**STATED EXERCISE**. Will you write out all the entries below exactly?

**RECORDS FOR THE TASK**.
----------------
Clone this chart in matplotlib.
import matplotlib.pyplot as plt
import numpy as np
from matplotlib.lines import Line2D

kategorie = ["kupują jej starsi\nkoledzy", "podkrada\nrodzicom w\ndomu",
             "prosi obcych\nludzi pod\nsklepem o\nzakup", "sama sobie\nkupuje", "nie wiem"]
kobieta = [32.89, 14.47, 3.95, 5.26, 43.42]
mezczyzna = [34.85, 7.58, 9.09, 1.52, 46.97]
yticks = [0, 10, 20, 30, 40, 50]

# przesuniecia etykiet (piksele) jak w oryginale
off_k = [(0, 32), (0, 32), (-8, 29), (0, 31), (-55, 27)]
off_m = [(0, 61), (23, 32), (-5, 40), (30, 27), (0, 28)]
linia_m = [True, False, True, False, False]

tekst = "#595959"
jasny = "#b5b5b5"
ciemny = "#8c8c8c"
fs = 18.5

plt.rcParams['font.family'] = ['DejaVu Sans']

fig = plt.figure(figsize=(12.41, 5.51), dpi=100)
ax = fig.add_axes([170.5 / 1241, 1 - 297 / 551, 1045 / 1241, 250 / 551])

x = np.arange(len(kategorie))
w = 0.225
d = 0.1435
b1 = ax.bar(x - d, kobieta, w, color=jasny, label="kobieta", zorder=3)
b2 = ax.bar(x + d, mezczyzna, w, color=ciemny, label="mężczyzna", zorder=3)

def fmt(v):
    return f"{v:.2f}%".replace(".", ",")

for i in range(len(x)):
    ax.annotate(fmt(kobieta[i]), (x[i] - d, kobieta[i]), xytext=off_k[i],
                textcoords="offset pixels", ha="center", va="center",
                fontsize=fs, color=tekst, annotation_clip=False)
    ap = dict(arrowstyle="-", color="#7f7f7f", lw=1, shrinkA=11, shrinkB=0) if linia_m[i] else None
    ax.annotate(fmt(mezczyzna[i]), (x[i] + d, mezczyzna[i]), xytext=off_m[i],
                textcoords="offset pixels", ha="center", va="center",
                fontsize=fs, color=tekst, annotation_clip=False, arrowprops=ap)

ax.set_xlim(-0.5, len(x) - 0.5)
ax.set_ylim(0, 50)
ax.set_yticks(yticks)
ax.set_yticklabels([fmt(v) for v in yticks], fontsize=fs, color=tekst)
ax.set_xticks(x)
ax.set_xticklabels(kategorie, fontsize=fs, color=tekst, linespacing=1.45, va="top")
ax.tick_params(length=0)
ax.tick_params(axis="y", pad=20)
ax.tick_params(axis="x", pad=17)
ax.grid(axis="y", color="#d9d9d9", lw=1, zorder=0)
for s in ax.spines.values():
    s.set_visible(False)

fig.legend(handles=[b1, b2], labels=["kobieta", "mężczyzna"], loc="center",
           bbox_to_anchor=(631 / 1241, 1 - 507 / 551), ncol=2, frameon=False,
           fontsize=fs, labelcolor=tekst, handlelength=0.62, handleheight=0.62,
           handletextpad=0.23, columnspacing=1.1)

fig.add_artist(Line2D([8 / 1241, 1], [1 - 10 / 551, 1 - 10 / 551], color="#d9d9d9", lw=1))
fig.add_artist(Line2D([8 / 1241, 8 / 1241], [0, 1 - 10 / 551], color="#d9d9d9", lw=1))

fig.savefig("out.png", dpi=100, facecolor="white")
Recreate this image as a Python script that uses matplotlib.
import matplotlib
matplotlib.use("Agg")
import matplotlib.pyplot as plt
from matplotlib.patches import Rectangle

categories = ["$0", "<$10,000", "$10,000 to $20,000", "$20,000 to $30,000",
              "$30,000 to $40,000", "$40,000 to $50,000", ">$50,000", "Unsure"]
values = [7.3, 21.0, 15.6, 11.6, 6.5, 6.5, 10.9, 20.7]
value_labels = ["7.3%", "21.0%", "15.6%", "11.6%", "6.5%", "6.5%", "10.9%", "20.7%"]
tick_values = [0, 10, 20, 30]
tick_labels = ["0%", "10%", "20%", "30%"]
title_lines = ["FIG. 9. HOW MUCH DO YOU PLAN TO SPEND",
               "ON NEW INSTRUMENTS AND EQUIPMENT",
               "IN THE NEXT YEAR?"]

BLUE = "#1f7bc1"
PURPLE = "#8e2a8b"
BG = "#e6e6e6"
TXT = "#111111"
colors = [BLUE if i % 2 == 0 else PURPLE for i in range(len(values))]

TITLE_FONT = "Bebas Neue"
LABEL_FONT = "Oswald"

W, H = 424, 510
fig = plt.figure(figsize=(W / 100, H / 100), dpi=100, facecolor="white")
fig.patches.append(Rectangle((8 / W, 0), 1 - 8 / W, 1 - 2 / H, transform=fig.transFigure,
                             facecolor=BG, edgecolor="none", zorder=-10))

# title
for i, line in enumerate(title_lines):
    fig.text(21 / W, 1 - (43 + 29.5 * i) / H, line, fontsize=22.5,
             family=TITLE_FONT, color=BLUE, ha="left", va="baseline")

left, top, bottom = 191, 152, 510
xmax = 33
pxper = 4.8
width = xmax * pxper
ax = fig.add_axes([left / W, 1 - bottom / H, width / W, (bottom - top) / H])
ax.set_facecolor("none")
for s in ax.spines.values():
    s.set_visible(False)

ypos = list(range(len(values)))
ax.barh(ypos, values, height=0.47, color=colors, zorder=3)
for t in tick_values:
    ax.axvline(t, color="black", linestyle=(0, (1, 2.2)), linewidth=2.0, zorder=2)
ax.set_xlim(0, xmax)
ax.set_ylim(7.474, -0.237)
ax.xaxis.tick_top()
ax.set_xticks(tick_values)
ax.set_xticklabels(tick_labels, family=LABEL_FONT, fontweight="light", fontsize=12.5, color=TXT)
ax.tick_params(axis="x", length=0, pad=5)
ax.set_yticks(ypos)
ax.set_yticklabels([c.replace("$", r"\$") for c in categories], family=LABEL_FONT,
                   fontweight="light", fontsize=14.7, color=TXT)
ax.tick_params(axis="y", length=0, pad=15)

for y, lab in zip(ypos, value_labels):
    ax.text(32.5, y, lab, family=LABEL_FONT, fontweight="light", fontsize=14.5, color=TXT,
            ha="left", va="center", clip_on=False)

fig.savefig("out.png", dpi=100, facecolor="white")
----------------
**FINAL ANSWER**.
Clone this chart in matplotlib.
import matplotlib.pyplot as plt
import numpy as np
from matplotlib.lines import Line2D

kategorie = ["kupują jej starsi\nkoledzy", "podkrada\nrodzicom w\ndomu",
             "prosi obcych\nludzi pod\nsklepem o\nzakup", "sama sobie\nkupuje", "nie wiem"]
kobieta = [32.89, 14.47, 3.95, 5.26, 43.42]
mezczyzna = [34.85, 7.58, 9.09, 1.52, 46.97]
yticks = [0, 10, 20, 30, 40, 50]

# przesuniecia etykiet (piksele) jak w oryginale
off_k = [(0, 32), (0, 32), (-8, 29), (0, 31), (-55, 27)]
off_m = [(0, 61), (23, 32), (-5, 40), (30, 27), (0, 28)]
linia_m = [True, False, True, False, False]

tekst = "#595959"
jasny = "#b5b5b5"
ciemny = "#8c8c8c"
fs = 18.5

plt.rcParams['font.family'] = ['DejaVu Sans']

fig = plt.figure(figsize=(12.41, 5.51), dpi=100)
ax = fig.add_axes([170.5 / 1241, 1 - 297 / 551, 1045 / 1241, 250 / 551])

x = np.arange(len(kategorie))
w = 0.225
d = 0.1435
b1 = ax.bar(x - d, kobieta, w, color=jasny, label="kobieta", zorder=3)
b2 = ax.bar(x + d, mezczyzna, w, color=ciemny, label="mężczyzna", zorder=3)

def fmt(v):
    return f"{v:.2f}%".replace(".", ",")

for i in range(len(x)):
    ax.annotate(fmt(kobieta[i]), (x[i] - d, kobieta[i]), xytext=off_k[i],
                textcoords="offset pixels", ha="center", va="center",
                fontsize=fs, color=tekst, annotation_clip=False)
    ap = dict(arrowstyle="-", color="#7f7f7f", lw=1, shrinkA=11, shrinkB=0) if linia_m[i] else None
    ax.annotate(fmt(mezczyzna[i]), (x[i] + d, mezczyzna[i]), xytext=off_m[i],
                textcoords="offset pixels", ha="center", va="center",
                fontsize=fs, color=tekst, annotation_clip=False, arrowprops=ap)

ax.set_xlim(-0.5, len(x) - 0.5)
ax.set_ylim(0, 50)
ax.set_yticks(yticks)
ax.set_yticklabels([fmt(v) for v in yticks], fontsize=fs, color=tekst)
ax.set_xticks(x)
ax.set_xticklabels(kategorie, fontsize=fs, color=tekst, linespacing=1.45, va="top")
ax.tick_params(length=0)
ax.tick_params(axis="y", pad=20)
ax.tick_params(axis="x", pad=17)
ax.grid(axis="y", color="#d9d9d9", lw=1, zorder=0)
for s in ax.spines.values():
    s.set_visible(False)

fig.legend(handles=[b1, b2], labels=["kobieta", "mężczyzna"], loc="center",
           bbox_to_anchor=(631 / 1241, 1 - 507 / 551), ncol=2, frameon=False,
           fontsize=fs, labelcolor=tekst, handlelength=0.62, handleheight=0.62,
           handletextpad=0.23, columnspacing=1.1)

fig.add_artist(Line2D([8 / 1241, 1], [1 - 10 / 551, 1 - 10 / 551], color="#d9d9d9", lw=1))
fig.add_artist(Line2D([8 / 1241, 8 / 1241], [0, 1 - 10 / 551], color="#d9d9d9", lw=1))

fig.savefig("out.png", dpi=100, facecolor="white")
Recreate this image as a Python script that uses matplotlib.
import matplotlib
matplotlib.use("Agg")
import matplotlib.pyplot as plt
from matplotlib.patches import Rectangle

categories = ["$0", "<$10,000", "$10,000 to $20,000", "$20,000 to $30,000",
              "$30,000 to $40,000", "$40,000 to $50,000", ">$50,000", "Unsure"]
values = [7.3, 21.0, 15.6, 11.6, 6.5, 6.5, 10.9, 20.7]
value_labels = ["7.3%", "21.0%", "15.6%", "11.6%", "6.5%", "6.5%", "10.9%", "20.7%"]
tick_values = [0, 10, 20, 30]
tick_labels = ["0%", "10%", "20%", "30%"]
title_lines = ["FIG. 9. HOW MUCH DO YOU PLAN TO SPEND",
               "ON NEW INSTRUMENTS AND EQUIPMENT",
               "IN THE NEXT YEAR?"]

BLUE = "#1f7bc1"
PURPLE = "#8e2a8b"
BG = "#e6e6e6"
TXT = "#111111"
colors = [BLUE if i % 2 == 0 else PURPLE for i in range(len(values))]

TITLE_FONT = "Bebas Neue"
LABEL_FONT = "Oswald"

W, H = 424, 510
fig = plt.figure(figsize=(W / 100, H / 100), dpi=100, facecolor="white")
fig.patches.append(Rectangle((8 / W, 0), 1 - 8 / W, 1 - 2 / H, transform=fig.transFigure,
                             facecolor=BG, edgecolor="none", zorder=-10))

# title
for i, line in enumerate(title_lines):
    fig.text(21 / W, 1 - (43 + 29.5 * i) / H, line, fontsize=22.5,
             family=TITLE_FONT, color=BLUE, ha="left", va="baseline")

left, top, bottom = 191, 152, 510
xmax = 33
pxper = 4.8
width = xmax * pxper
ax = fig.add_axes([left / W, 1 - bottom / H, width / W, (bottom - top) / H])
ax.set_facecolor("none")
for s in ax.spines.values():
    s.set_visible(False)

ypos = list(range(len(values)))
ax.barh(ypos, values, height=0.47, color=colors, zorder=3)
for t in tick_values:
    ax.axvline(t, color="black", linestyle=(0, (1, 2.2)), linewidth=2.0, zorder=2)
ax.set_xlim(0, xmax)
ax.set_ylim(7.474, -0.237)
ax.xaxis.tick_top()
ax.set_xticks(tick_values)
ax.set_xticklabels(tick_labels, family=LABEL_FONT, fontweight="light", fontsize=12.5, color=TXT)
ax.tick_params(axis="x", length=0, pad=5)
ax.set_yticks(ypos)
ax.set_yticklabels([c.replace("$", r"\$") for c in categories], family=LABEL_FONT,
                   fontweight="light", fontsize=14.7, color=TXT)
ax.tick_params(axis="y", length=0, pad=15)

for y, lab in zip(ypos, value_labels):
    ax.text(32.5, y, lab, family=LABEL_FONT, fontweight="light", fontsize=14.5, color=TXT,
            ha="left", va="center", clip_on=False)

fig.savefig("out.png", dpi=100, facecolor="white")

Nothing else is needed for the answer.